I usually create a requirements.txt
when I start a new Python project. I will do something like this:
# Create a new project
mkdir new-project
cd new-project
# Create requirements.txt
tee -a requirements.txt <<EOF
pandas
pyarrow
EOF
# Create a virtual environment and install dependencies
python -m venv .venv
source .venv/bin/activate
python -m pip install --upgrade pip wheel setuptools
python -m pip install -r requirements.txt
This lets me get a new project up and running quickly. I have documented which packages I am using, which is good, but I have not documented which version of the package I am using. Since it is a new project, I want to use the latest version of every package. I could search PyPI for each package and find the latest version, but that takes a lot of time. Instead, I only document the package name in my initial requirements.txt
. When I am ready to pin the versions, I use this bash script to check the version I have installed for each dependency listed in requirements.txt
:
python -m pip freeze | grep -E $(cat requirements.txt | sed ':a;N;$!ba;s/\n/==|/g')

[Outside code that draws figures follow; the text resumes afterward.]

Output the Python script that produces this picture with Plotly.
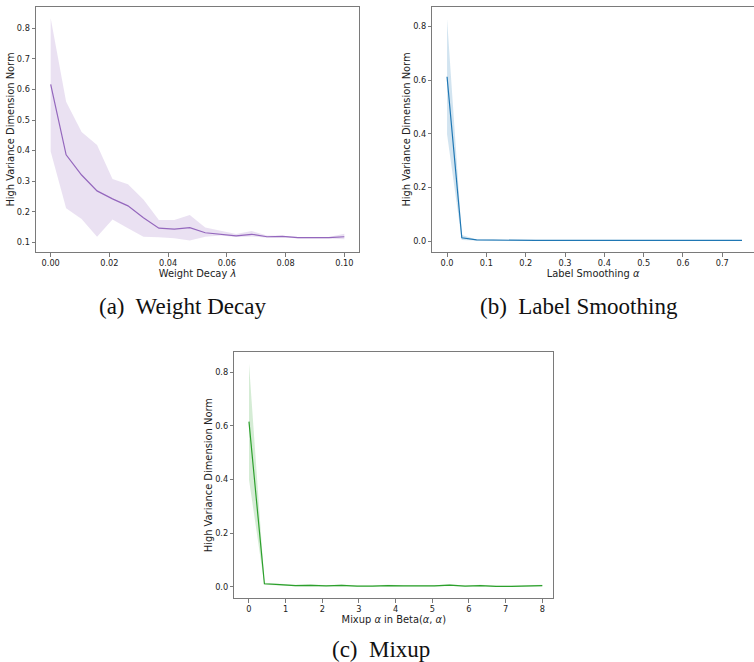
import plotly.graph_objects as go

# ---------------- data ----------------
wd_x = [0.0, 0.00526, 0.01053, 0.01579, 0.02105, 0.02632, 0.03158, 0.03684, 0.04211, 0.04737,
        0.05263, 0.05789, 0.06316, 0.06842, 0.07368, 0.07895, 0.08421, 0.08947, 0.09474, 0.1]
wd_mean = [0.617, 0.386, 0.320, 0.268, 0.242, 0.219, 0.180, 0.146, 0.143, 0.148,
           0.131, 0.127, 0.121, 0.126, 0.118, 0.119, 0.115, 0.115, 0.115, 0.118]
wd_upper = [0.833, 0.560, 0.461, 0.418, 0.307, 0.290, 0.240, 0.173, 0.173, 0.189,
            0.148, 0.138, 0.127, 0.137, 0.122, 0.121, 0.117, 0.117, 0.117, 0.128]
wd_lower = [0.397, 0.211, 0.176, 0.118, 0.174, 0.146, 0.118, 0.116, 0.113, 0.106,
            0.118, 0.122, 0.117, 0.119, 0.115, 0.116, 0.112, 0.112, 0.112, 0.110]

ls_x = [0.0, 0.0375, 0.075, 0.1125, 0.15, 0.1875, 0.225, 0.2625, 0.3, 0.3375, 0.375,
        0.4125, 0.45, 0.4875, 0.525, 0.5625, 0.6, 0.6375, 0.675, 0.7125, 0.75]
ls_mean = [0.613, 0.012, 0.004, 0.003, 0.003, 0.002, 0.002, 0.002, 0.002, 0.002, 0.002,
           0.002, 0.002, 0.002, 0.002, 0.002, 0.002, 0.002, 0.002, 0.002, 0.002]
ls_upper = [0.828, 0.022, 0.006, 0.005, 0.004, 0.004, 0.004, 0.004, 0.004, 0.004, 0.004,
            0.004, 0.004, 0.004, 0.004, 0.004, 0.004, 0.004, 0.004, 0.004, 0.004]
ls_lower = [0.398, 0.004, 0.002, 0.001, 0.001, 0.001, 0.001, 0.000, 0.000, 0.000, 0.000,
            0.000, 0.000, 0.000, 0.000, 0.000, 0.000, 0.000, 0.000, 0.000, 0.000]

mx_x = [0.0, 0.421, 0.842, 1.263, 1.684, 2.105, 2.526, 2.947, 3.368, 3.789,
        4.211, 4.632, 5.053, 5.474, 5.895, 6.316, 6.737, 7.158, 7.579, 8.0]
mx_mean = [0.616, 0.011, 0.008, 0.004, 0.005, 0.003, 0.005, 0.002, 0.002, 0.004,
           0.003, 0.003, 0.003, 0.006, 0.002, 0.004, 0.001, 0.001, 0.002, 0.004]
mx_upper = [0.834, 0.015, 0.011, 0.007, 0.009, 0.006, 0.008, 0.005, 0.005, 0.007,
            0.006, 0.006, 0.006, 0.009, 0.005, 0.007, 0.004, 0.004, 0.005, 0.007]
mx_lower = [0.400, 0.007, 0.005, 0.002, 0.002, 0.001, 0.002, 0.000, 0.000, 0.001,
            0.001, 0.001, 0.001, 0.003, 0.000, 0.001, 0.000, 0.000, 0.000, 0.002]

y_title = "High Variance Dimension Norm"
x_titles = ["Weight Decay <i>λ</i>", "Label Smoothing <i>α</i>", "Mixup <i>α</i> in Beta(<i>α</i>, <i>α</i>)"]
captions = ["(a)\u00a0 Weight Decay", "(b)\u00a0 Label Smoothing", "(c)\u00a0 Mixup"]

# ---------------- figure ----------------
W, H = 754, 662
fig = go.Figure()

panels = [
    dict(x=wd_x, m=wd_mean, u=wd_upper, l=wd_lower, col=(148, 103, 189), ax="x", ay="y"),
    dict(x=ls_x, m=ls_mean, u=ls_upper, l=ls_lower, col=(31, 119, 180), ax="x2", ay="y2"),
    dict(x=mx_x, m=mx_mean, u=mx_upper, l=mx_lower, col=(44, 160, 44), ax="x3", ay="y3"),
]
for p in panels:
    r, g, b = p["col"]
    fig.add_trace(go.Scatter(
        x=list(p["x"]) + list(p["x"])[::-1], y=list(p["u"]) + list(p["l"])[::-1],
        fill="toself", fillcolor=f"rgba({r},{g},{b},0.2)", line=dict(width=0),
        mode="lines", hoverinfo="skip", showlegend=False, xaxis=p["ax"], yaxis=p["ay"]))
    fig.add_trace(go.Scatter(
        x=p["x"], y=p["m"], mode="lines", line=dict(color=f"rgb({r},{g},{b})", width=1.2),
        showlegend=False, xaxis=p["ax"], yaxis=p["ay"]))

FR = "#7a7a7a"
tickfont = dict(family="DejaVu Sans", size=8.2, color="#222")
titlefont = dict(family="DejaVu Sans", size=9.9, color="#222")

def px_x(v):
    return v / W

def px_y(v):
    return 1 - v / H

common = dict(showline=True, mirror=True, linecolor=FR, linewidth=1, showgrid=False,
              zeroline=False, ticks="outside", ticklen=3.5, tickcolor=FR, tickwidth=1,
              tickfont=tickfont)

fig.update_layout(
    width=W, height=H, margin=dict(l=0, r=0, t=0, b=0),
    paper_bgcolor="white", plot_bgcolor="white", showlegend=False,
    xaxis=dict(domain=[px_x(36), px_x(359)], range=[-0.005, 0.105], tickvals=[0, 0.02, 0.04, 0.06, 0.08, 0.1],
               tickformat=".2f", title=dict(text=x_titles[0], font=titlefont, standoff=1), anchor="y", **common),
    yaxis=dict(domain=[px_y(252), px_y(7)], range=[0.068, 0.870], tickvals=[0.1, 0.2, 0.3, 0.4, 0.5, 0.6, 0.7, 0.8],
               tickformat=".1f", title=dict(text=y_title, font=titlefont, standoff=0), anchor="x", **common),
    xaxis2=dict(domain=[px_x(432.3), 1.0], range=[-0.0375, 0.7806], tickvals=[0, 0.1, 0.2, 0.3, 0.4, 0.5, 0.6, 0.7],
                tickformat=".1f", title=dict(text=x_titles[1], font=titlefont, standoff=1), anchor="y2", **common),
    yaxis2=dict(domain=[px_y(252), px_y(7)], range=[-0.041, 0.873], tickvals=[0, 0.2, 0.4, 0.6, 0.8],
                tickformat=".1f", title=dict(text=y_title, font=titlefont, standoff=0), anchor="x2", **common),
    xaxis3=dict(domain=[px_x(234.3), px_x(553.3)], range=[-0.4, 8.3], tickvals=list(range(9)),
                title=dict(text=x_titles[2], font=titlefont, standoff=1), anchor="y3", **common),
    yaxis3=dict(domain=[px_y(598), px_y(352.3)], range=[-0.042, 0.8746], tickvals=[0, 0.2, 0.4, 0.6, 0.8],
                tickformat=".1f", title=dict(text=y_title, font=titlefont, standoff=0), anchor="x3", **common),
)

cap_pos = [(182, 306.5), (578.5, 306), (381, 649.5)]
for txt, (cx, cy) in zip(captions, cap_pos):
    fig.add_annotation(text=txt, xref="paper", yref="paper", x=px_x(cx), y=px_y(cy),
                       showarrow=False, xanchor="center", yanchor="middle", borderpad=0,
                       font=dict(family="Liberation Serif", size=23, color="#111"))

fig.write_html("out.html", config={"displayModeBar": False},
               post_script="document.body.style.margin='0';document.body.style.overflow='hidden';")
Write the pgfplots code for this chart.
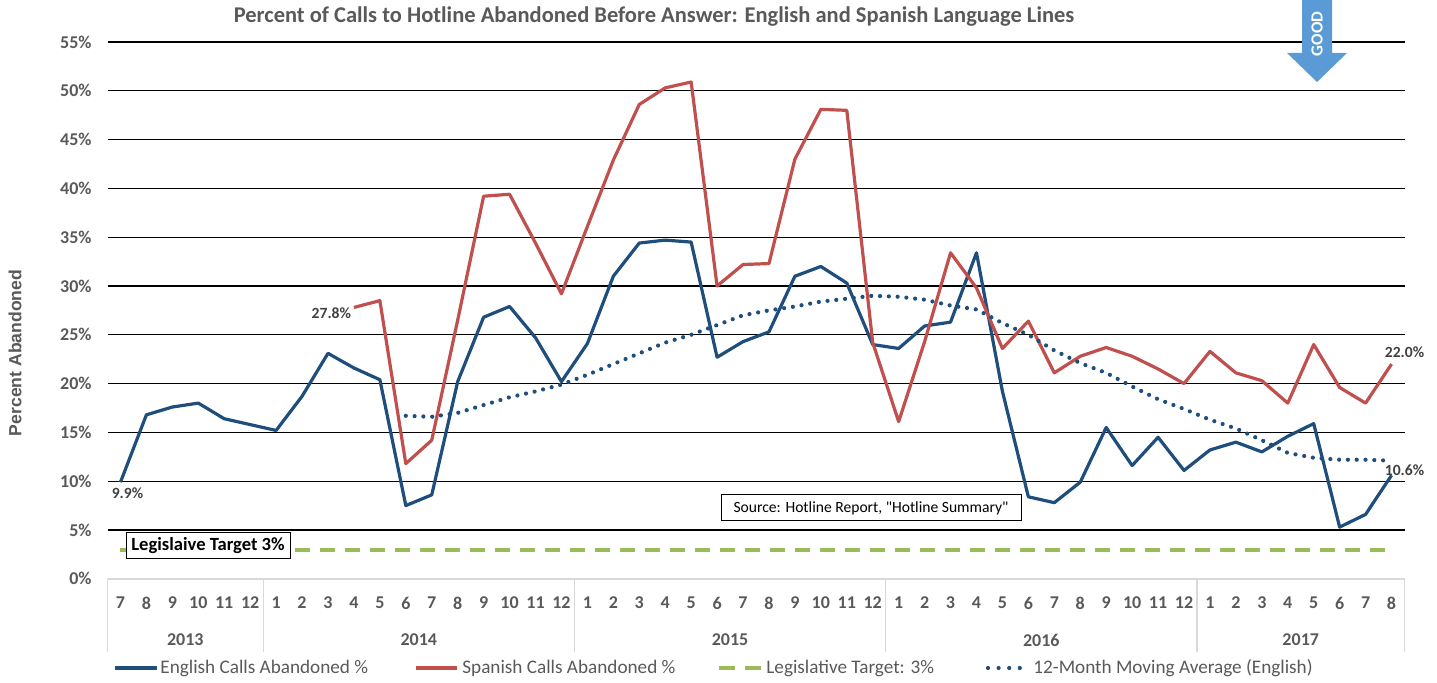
\documentclass[border=0pt]{standalone}
\usepackage{fontspec}
\setmainfont{Carlito}
\newfontfamily\srcfont{Carlito}
\newfontfamily\arialfont{Liberation Sans}
\usepackage{pgfplots}
\pgfplotsset{compat=1.18}
\definecolor{engblue}{HTML}{1F4E7D}
\definecolor{spared}{HTML}{C0504D}
\definecolor{tgreen}{HTML}{9BBB59}
\definecolor{arrowblue}{HTML}{5B9BD5}
\definecolor{txtgray}{HTML}{595959}
\definecolor{sepgray}{HTML}{D9D9D9}
\definecolor{lblgray}{HTML}{404040}
\begin{document}
\begin{tikzpicture}
\path[use as bounding box] (0pt,0pt) rectangle (718.5pt,-341.5pt);
\begin{axis}[
  at={(53.75pt,-289.4pt)}, anchor=south west,
  scale only axis, width=648.5pt, height=268.4pt,
  xmin=-0.5, xmax=49.5, ymin=0, ymax=55,
  clip=false,
  axis line style={draw=none},
  major tick length=0pt,
  ytick={0,5,...,55},
  yticklabels={0\%,5\%,10\%,15\%,20\%,25\%,30\%,35\%,40\%,45\%,50\%,55\%},
  ymajorgrids, grid style={black, line width=0.6pt},
  xtick={0,...,49},
  xticklabels={7,8,9,10,11,12,1,2,3,4,5,6,7,8,9,10,11,12,1,2,3,4,5,6,7,8,9,10,11,12,1,2,3,4,5,6,7,8,9,10,11,12,1,2,3,4,5,6,7,8},
  xticklabel style={anchor=center, yshift=-12.1pt, font=\bfseries\fontsize{9}{10}\selectfont, text=txtgray},
  yticklabel style={anchor=east, inner sep=0pt, xshift=-7.75pt, font=\bfseries\fontsize{9}{10}\selectfont, text=txtgray},
]
% English
\addplot[engblue, line width=1.6pt, line join=round] coordinates {
(0,9.9) (1,16.8) (2,17.6) (3,18.0) (4,16.4) (5,15.8) (6,15.2) (7,18.7) (8,23.1) (9,21.6)
(10,20.4) (11,7.5) (12,8.6) (13,20.2) (14,26.8) (15,27.9) (16,24.7) (17,20.2) (18,24.1) (19,31.0)
(20,34.4) (21,34.7) (22,34.5) (23,22.7) (24,24.3) (25,25.3) (26,31.0) (27,32.0) (28,30.3) (29,24.0)
(30,23.6) (31,25.9) (32,26.3) (33,33.4) (34,19.2) (35,8.4) (36,7.8) (37,9.9) (38,15.5) (39,11.6)
(40,14.5) (41,11.1) (42,13.2) (43,14.0) (44,13.0) (45,14.6) (46,15.9) (47,5.3) (48,6.6) (49,10.6)
};
% Spanish
\addplot[spared, line width=1.6pt, line join=round] coordinates {
(9,27.8) (10,28.5) (11,11.8) (12,14.2) (13,26.5) (14,39.2) (15,39.4) (16,34.4) (17,29.2) (18,36.1) (19,42.9)
(20,48.6) (21,50.3) (22,50.9) (23,30.0) (24,32.2) (25,32.3) (26,43.0) (27,48.1) (28,48.0) (29,24.2)
(30,16.1) (31,24.3) (32,33.4) (33,29.8) (34,23.6) (35,26.4) (36,21.1) (37,22.8) (38,23.7) (39,22.8)
(40,21.5) (41,20.0) (42,23.3) (43,21.1) (44,20.3) (45,18.0) (46,24.0) (47,19.6) (48,18.0) (49,22.0)
};
% Target
\addplot[tgreen, line width=2pt, dash pattern=on 7.5pt off 5pt] coordinates {(0,3) (49,3)};
% Moving average
\addplot[engblue, line width=2.1pt, line cap=round, dash pattern=on 0pt off 4.4pt] coordinates {
(11,16.7) (12,16.6) (13,17.0) (14,17.8) (15,18.6) (16,19.2) (17,19.9) (18,20.9) (19,22.0)
(20,23.1) (21,24.2) (22,25.0) (23,26.0) (24,27.0) (25,27.5) (26,27.9) (27,28.4) (28,28.7) (29,29.0)
(30,28.9) (31,28.6) (32,28.0) (33,27.6) (34,26.2) (35,25.0) (36,23.4) (37,22.1) (38,21.1) (39,19.7)
(40,18.4) (41,17.4) (42,16.3) (43,15.4) (44,14.2) (45,12.9) (46,12.4) (47,12.2) (48,12.2) (49,12.1)
};
% axis base line and category separators
\draw[sepgray, line width=0.8pt] (axis cs:-0.5,0) -- (axis cs:49.5,0);
\pgfplotsinvokeforeach{-0.5,5.5,17.5,29.5,41.5,49.5}{
  \draw[sepgray, line width=0.6pt] (axis cs:#1,0) -- (axis cs:#1,-7.5);
}
% year labels
\begin{scope}[every node/.style={font=\bfseries\fontsize{9}{10}\selectfont, text=txtgray}]
\node at (axis cs:2.5,-6.27) {2013};
\node at (axis cs:11.5,-6.27) {2014};
\node at (axis cs:23.5,-6.27) {2015};
\node at (axis cs:35.5,-6.27) {2016};
\node at (axis cs:45.5,-6.27) {2017};
\end{scope}
% data labels
\begin{scope}[every node/.style={font=\bfseries\fontsize{7.8}{9}\selectfont, text=lblgray}]
\node at (axis cs:0.27,8.8) {9.9\%};
\node at (axis cs:8.13,27.2) {27.8\%};
\node at (axis cs:49.5,23.2) {22.0\%};
\node at (axis cs:49.5,11.15) {10.6\%};
\end{scope}
\end{axis}
\begin{scope}[x=0.5pt,y=-0.5pt]
\node[font=\bfseries\fontsize{11.25}{13}\selectfont, text=txtgray] at (654,17) {Percent of Calls to Hotline Abandoned Before Answer: English and Spanish Language Lines};
\node[rotate=90, font=\arialfont\bfseries\fontsize{8.8}{10}\selectfont, text=txtgray] at (15,353) {Percent Abandoned};
\node[draw=black, fill=white, line width=0.5pt, minimum width=82pt, minimum height=13pt, inner sep=0pt, font=\bfseries\fontsize{9.3}{10}\selectfont] at (208,546) {Legislaive Target 3\%};
\node[draw=black, fill=white, line width=0.5pt, minimum width=150pt, minimum height=13pt, inner sep=0pt, font=\srcfont\fontsize{7.8}{9}\selectfont, text=black] at (871,508) {Source: Hotline Report, "Hotline Summary"};
% legend
\begin{scope}[every node/.style={anchor=west, inner sep=0pt, font=\fontsize{9.6}{10}\selectfont, text=txtgray}]
\draw[engblue, line width=1.6pt] (115,668) -- (157,668);
\node at (160,668) {English Calls Abandoned \%};
\draw[spared, line width=1.6pt] (416,668) -- (457,668);
\node at (462,668) {Spanish Calls Abandoned \%};
\draw[tgreen, line width=2pt, dash pattern=on 8pt off 5pt] (719,668) -- (761,668);
\node at (766,668) {Legislative Target: 3\%};
\draw[engblue, line width=2.1pt, line cap=round, dash pattern=on 0pt off 5.3pt] (988,668) -- (1030,668);
\node at (1033,668) {12-Month Moving Average (English)};
\end{scope}
% GOOD arrow
\fill[arrowblue] (1302,0) -- (1332,0) -- (1332,53) -- (1347,53) -- (1317,82) -- (1287,53) -- (1302,53) -- cycle;
\node[rotate=90, text=white, font=\bfseries\fontsize{8.5}{9}\selectfont] at (1317,34) {GOOD};
\end{scope}
\end{tikzpicture}
\end{document}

The result will be something like this:
pandas==2.1.4
pyarrow==14.0.2
I can then paste this output into my requirements.txt
file.
I could have also used pip freeze
to get the version of the packages I have installed. The downside is that it will get the installed version of every package. Usually, I only want to pin the “top-level” dependency and not the sub-dependencies. For example, if I have pandas
installed, I do not want to pin the version of numpy
that pandas
depends on. I only want to pin the version of pandas
itself. I find that this makes it easier to update packages for my project in the future.